Haswell's idle at 800MHz, Ivy & Sandy Bridge at 1600MHz. If set up properly with an appropriate matching PSU (ie sub 500w), desktop's can be very efficient. If I remove my discrete GFX card (about 10w idle), I can get my i5-3570 down from 35w to just 24-25w idle and that's idling at 1.6GHz. Many mini-ITX + Haswell based Pentium / i3 + a single stick of low-voltage RAM & 1x SSD + efficient 60-160w PSU are sub 20w idle. And that's the "big cores" - the Atom's are almost into single digits. Likewise, below a certain level, a laptop's screen + motherboard + HDD draws more than its CPU when idle.
A lot of it is also PSU dependent, ie, if you have a 1000w PSU, then a 30w idle will be 3% load, and efficiency at those figures are pretty poor often down to just 60-70%, ie, 30w DC @ 60-70% efficiency = pulling 43-50w AC at the wall. Conversely, with a much lower wattage PSU of 80-90% efficiency at 30w load will be nearer 33-38w AC at the wall. This is partly why you see "special" reviewers of Mini-ITX rigs testing it with 1200w PSU's moaning about high idle power get rightfully bashed... Of top of that, some motherboards can draw up to 15w more than others. LED monitors can draw 10-15w less vs older LCD with CCFL lamps at same brightness, etc. 2.5" HDD's can draw 3-4w less than 3.5" drives (and 5,400rpm less than 7,200rpm, etc). TV cards for HTPC's can draw up to 6w each. LoVo (1.25v) RAM vs standard 1.5-1.65v can be 2-3w per stick difference, etc. Add on any USB devices plugged in permanently (hubs, desk lamps, speakers, etc).
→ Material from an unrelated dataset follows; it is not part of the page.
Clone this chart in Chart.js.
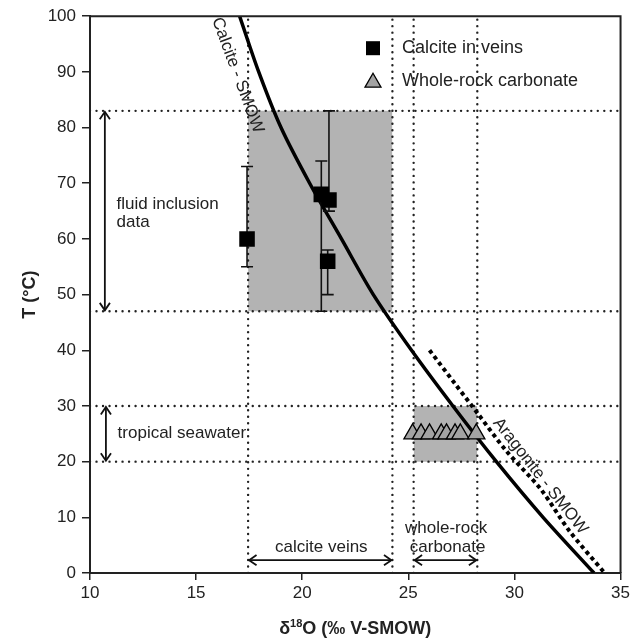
<!DOCTYPE html>
<html>
<head>
<meta charset="utf-8">
<script src="https://cdn.jsdelivr.net/npm/chart.js@4.4.1/dist/chart.umd.min.js"></script>
<style>
  html, body { margin: 0; padding: 0; background: #fff; }
  #chart { display: block; }
</style>
</head>
<body>
<canvas id="chart" width="633" height="642"></canvas>
<script>
// -------------------------------------------------------
// DATA
const xTickValues = [10, 15, 20, 25, 30, 35];
const yTickValues = [0, 10, 20, 30, 40, 50, 60, 70, 80, 90, 100];

// calcite in veins: d18O, temperature and fluid-inclusion range
const veinD18O = [17.4, 20.9, 21.26, 21.2];
const veinT = [60, 68, 67, 56];
const veinTLow = [55, 47, 65, 50];
const veinTHigh = [73, 74, 83, 58];

// whole-rock carbonate
const rockD18O = [25.2, 25.6, 26.0, 26.55, 26.8, 27.2, 27.45, 28.2];
const rockT = [25, 25, 25, 25, 25, 25, 25, 25];

// calcite - SMOW equilibrium curve
const calciteD18O = [17.05, 17.95, 19.0, 20.35, 21.85, 23.35, 25.15, 27.1, 29.15, 31.35, 33.75];
const calciteT = [100, 90, 80, 70, 60, 50, 40, 30, 20, 10, 0];

// aragonite - SMOW equilibrium curve
const aragoniteD18O = [26.0, 27.2, 28.3, 29.6, 31.25, 32.6, 34.25];
const aragoniteT = [40, 34, 28.5, 22, 15, 7.5, 0];

// shaded ranges (d18O span, T span)
const veinRangeD18O = [17.45, 24.25];
const veinRangeT = [47, 83];
const rockRangeD18O = [25.25, 28.25];
const rockRangeT = [20, 30];

// dotted guide lines
const guideD18O = [17.45, 24.25, 25.25, 28.25];
const guideT = [83, 47, 30, 20];

// -------------------------------------------------------
// HELPERS
const FONT = "'Liberation Sans', Arial, sans-serif";
const pts = (xs, ys) => xs.map((x, i) => ({ x, y: ys[i] }));

const datasets = [];

// markers
datasets.push({
  label: "Calcite in veins",
  data: pts(veinD18O, veinT),
  pointStyle: "rect",
  pointRadius: 11,
  backgroundColor: "#000",
  borderColor: "#000",
  borderWidth: 0,
  order: 0,
});
datasets.push({
  label: "Whole-rock carbonate",
  data: pts(rockD18O, rockT),
  pointStyle: "triangle",
  pointRadius: 10,
  backgroundColor: "#a3a3a3",
  borderColor: "#000",
  borderWidth: 1.3,
  order: 0,
});

// error bars (line with cap markers)
veinD18O.forEach((x, i) => {
  datasets.push({
    data: [{ x, y: veinTLow[i] }, { x, y: veinTHigh[i] }],
    showLine: true,
    borderColor: "#111",
    borderWidth: 1.6,
    pointStyle: "line",
    pointRadius: 6,
    pointBorderColor: "#111",
    pointBorderWidth: 1.6,
    order: 1,
  });
});

// equilibrium curves
datasets.push({
  data: pts(calciteD18O, calciteT),
  showLine: true,
  borderColor: "#000",
  borderWidth: 3.5,
  pointRadius: 0,
  tension: 0.3,
  order: 2,
});
datasets.push({
  data: pts(aragoniteD18O, aragoniteT),
  showLine: true,
  borderColor: "#000",
  borderWidth: 4,
  borderDash: [4, 3.5],
  pointRadius: 0,
  tension: 0.3,
  order: 2,
});

// dotted guides
guideD18O.forEach((x) => {
  datasets.push({
    data: [{ x, y: yTickValues[0] }, { x, y: yTickValues[yTickValues.length - 1] }],
    showLine: true,
    borderColor: "#222",
    borderWidth: 2.4,
    borderDash: [0.01, 6.5],
    borderCapStyle: "round",
    pointRadius: 0,
    order: 3,
  });
});
guideT.forEach((y) => {
  datasets.push({
    data: [{ x: xTickValues[0], y }, { x: xTickValues[xTickValues.length - 1], y }],
    showLine: true,
    borderColor: "#222",
    borderWidth: 2.4,
    borderDash: [0.01, 6.5],
    borderCapStyle: "round",
    pointRadius: 0,
    order: 3,
  });
});

// shaded boxes
[[veinRangeD18O, veinRangeT], [rockRangeD18O, rockRangeT]].forEach(([xr, yr]) => {
  datasets.push({
    data: [{ x: xr[0], y: yr[1] }, { x: xr[1], y: yr[1] }],
    showLine: true,
    borderWidth: 0,
    borderColor: "rgba(0,0,0,0)",
    backgroundColor: "#b3b3b3",
    fill: { target: { value: yr[0] } },
    pointRadius: 0,
    order: 4,
  });
});

// -------------------------------------------------------
// ANNOTATIONS (arrows, labels, legend, titles)
function arrowHead(ctx, x, y, ang) {
  const L = 9, W = 0.6;
  ctx.beginPath();
  ctx.moveTo(x + L * Math.cos(ang + W), y + L * Math.sin(ang + W));
  ctx.lineTo(x, y);
  ctx.lineTo(x + L * Math.cos(ang - W), y + L * Math.sin(ang - W));
  ctx.stroke();
}
function dblArrow(ctx, x1, y1, x2, y2) {
  ctx.beginPath();
  ctx.moveTo(x1, y1);
  ctx.lineTo(x2, y2);
  ctx.stroke();
  const a = Math.atan2(y2 - y1, x2 - x1);
  arrowHead(ctx, x1, y1, a);
  arrowHead(ctx, x2, y2, a + Math.PI);
}

const annotPlugin = {
  id: "annot",
  afterDatasetsDraw(chart) {
    const { ctx, chartArea } = chart;
    const sx = chart.scales.x, sy = chart.scales.y;
    const X = (v) => sx.getPixelForValue(v);
    const Y = (v) => sy.getPixelForValue(v);
    ctx.save();
    ctx.strokeStyle = "#111";
    ctx.fillStyle = "#222";
    ctx.lineWidth = 1.8;

    // vertical double arrows on the left
    dblArrow(ctx, X(10.7), Y(guideT[0]) + 1, X(10.7), Y(guideT[1]) - 1);
    dblArrow(ctx, X(10.75), Y(guideT[2]) + 1, X(10.75), Y(guideT[3]) - 1);
    // horizontal double arrows at the bottom
    dblArrow(ctx, X(veinRangeD18O[0]) + 1, Y(2.3), X(veinRangeD18O[1]) - 1, Y(2.3));
    dblArrow(ctx, X(rockRangeD18O[0]) + 1, Y(2.3), X(rockRangeD18O[1]) - 1, Y(2.3));

    ctx.font = "17px " + FONT;
    ctx.textBaseline = "middle";
    ctx.textAlign = "left";
    ctx.fillText("fluid inclusion", X(11.25), Y(66.3));
    ctx.fillText("data", X(11.25), Y(62.9));
    ctx.fillText("tropical seawater", X(11.3), Y(25.1));
    ctx.textAlign = "center";
    ctx.fillText("calcite veins", X(20.9), Y(4.7));
    ctx.fillText("whole-rock", X(26.78), Y(8.1));
    ctx.fillText("carbonate", X(26.85), Y(4.7));

    // rotated curve labels
    const rot = (txt, cx, cy, ang) => {
      ctx.save();
      ctx.translate(cx, cy);
      ctx.rotate(ang);
      ctx.textAlign = "center";
      ctx.textBaseline = "middle";
      ctx.fillText(txt, 0, 0);
      ctx.restore();
    };
    const aC = Math.atan2(Y(calciteT[2]) - Y(calciteT[0]), X(calciteD18O[2]) - X(calciteD18O[0]));
    rot("Calcite - SMOW", X(16.95), Y(89.4), aC);
    const n = aragoniteD18O.length - 1;
    const aA = Math.atan2(Y(aragoniteT[n]) - Y(aragoniteT[0]), X(aragoniteD18O[n]) - X(aragoniteD18O[0]));
    rot("Aragonite - SMOW", X(31.22), Y(17.4), aA);

    // top / right frame
    ctx.strokeStyle = "#222";
    ctx.lineWidth = 2;
    ctx.beginPath();
    ctx.moveTo(chartArea.left, chartArea.top);
    ctx.lineTo(chartArea.right, chartArea.top);
    ctx.lineTo(chartArea.right, chartArea.bottom);
    ctx.stroke();
    ctx.restore();
  },
  afterDraw(chart) {
    const { ctx, chartArea } = chart;
    ctx.save();
    // legend
    const lx = chartArea.left + 283;
    const ly1 = chartArea.top + 32, ly2 = chartArea.top + 65;
    ctx.fillStyle = "#000";
    ctx.fillRect(lx - 7, ly1 - 7, 14, 14);
    ctx.beginPath();
    ctx.moveTo(lx, ly2 - 8);
    ctx.lineTo(lx + 8, ly2 + 6);
    ctx.lineTo(lx - 8, ly2 + 6);
    ctx.closePath();
    ctx.fillStyle = "#a3a3a3";
    ctx.fill();
    ctx.strokeStyle = "#000";
    ctx.lineWidth = 1.3;
    ctx.stroke();
    ctx.fillStyle = "#222";
    ctx.font = "18px " + FONT;
    ctx.textAlign = "left";
    ctx.textBaseline = "middle";
    ctx.fillText("Calcite in veins", lx + 29, ly1);
    ctx.fillText("Whole-rock carbonate", lx + 29, ly2);

    // axis titles
    ctx.font = "bold 18px " + FONT;
    ctx.textBaseline = "alphabetic";
    const parts = ["\u03B4", "18", "O (\u2030 V-SMOW)"];
    const w0 = ctx.measureText(parts[0]).width;
    const w2 = ctx.measureText(parts[2]).width;
    ctx.font = "bold 11px " + FONT;
    const w1 = ctx.measureText(parts[1]).width;
    const cx = (chartArea.left + chartArea.right) / 2;
    let x = cx - (w0 + w1 + w2) / 2;
    const by = 634;
    ctx.font = "bold 18px " + FONT;
    ctx.fillText(parts[0], x, by); x += w0;
    ctx.font = "bold 11px " + FONT;
    ctx.fillText(parts[1], x, by - 7); x += w1;
    ctx.font = "bold 18px " + FONT;
    ctx.fillText(parts[2], x, by);

    ctx.translate(30, (chartArea.top + chartArea.bottom) / 2);
    ctx.rotate(-Math.PI / 2);
    ctx.textAlign = "center";
    ctx.textBaseline = "middle";
    ctx.fillText("T (\u00B0C)", 0, 0);
    ctx.restore();
  },
};

// -------------------------------------------------------
// CHART
new Chart(document.getElementById("chart"), {
  type: "scatter",
  data: { datasets },
  options: {
    responsive: false,
    devicePixelRatio: 1,
    animation: false,
    layout: { padding: { top: 15, right: 10, left: 0, bottom: 0 } },
    plugins: { legend: { display: false }, tooltip: { enabled: false } },
    scales: {
      x: {
        type: "linear",
        min: xTickValues[0],
        max: xTickValues[xTickValues.length - 1],
        afterBuildTicks: (s) => { s.ticks = xTickValues.map((v) => ({ value: v })); },
        afterFit: (s) => { s.height = 69; },
        ticks: { font: { family: FONT, size: 17 }, color: "#222", padding: 3, maxRotation: 0 },
        grid: { drawOnChartArea: false, tickLength: 7, color: "#222", lineWidth: 1.5 },
        border: { color: "#222", width: 2 },
      },
      y: {
        type: "linear",
        min: yTickValues[0],
        max: yTickValues[yTickValues.length - 1],
        afterBuildTicks: (s) => { s.ticks = yTickValues.map((v) => ({ value: v })); },
        afterFit: (s) => { s.width = 90; },
        ticks: { font: { family: FONT, size: 17 }, color: "#222", padding: 6 },
        grid: { drawOnChartArea: false, tickLength: 8, color: "#222", lineWidth: 1.5 },
        border: { color: "#222", width: 2 },
      },
    },
  },
  plugins: [annotPlugin],
});
</script>
</body>
</html>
Total idle power consumption is really an appraisal of every component in the system, and it's really not worth replacing an Ivy Bridge with a Haswell (or standard RAM with LoVo, etc) purely for that purpose, as if you aren't overclocking you could mimick the same effect by undervolting (-0.05 to -0.1 offset lowers the idle voltage too), and you certainly wouldn't get your money back on a 2-5w difference in any reasonable time-frame. Best thing is to hang on until you upgrade, then when you do, make a point of picking reasonably priced green components / choose motherboards which draw the least, etc.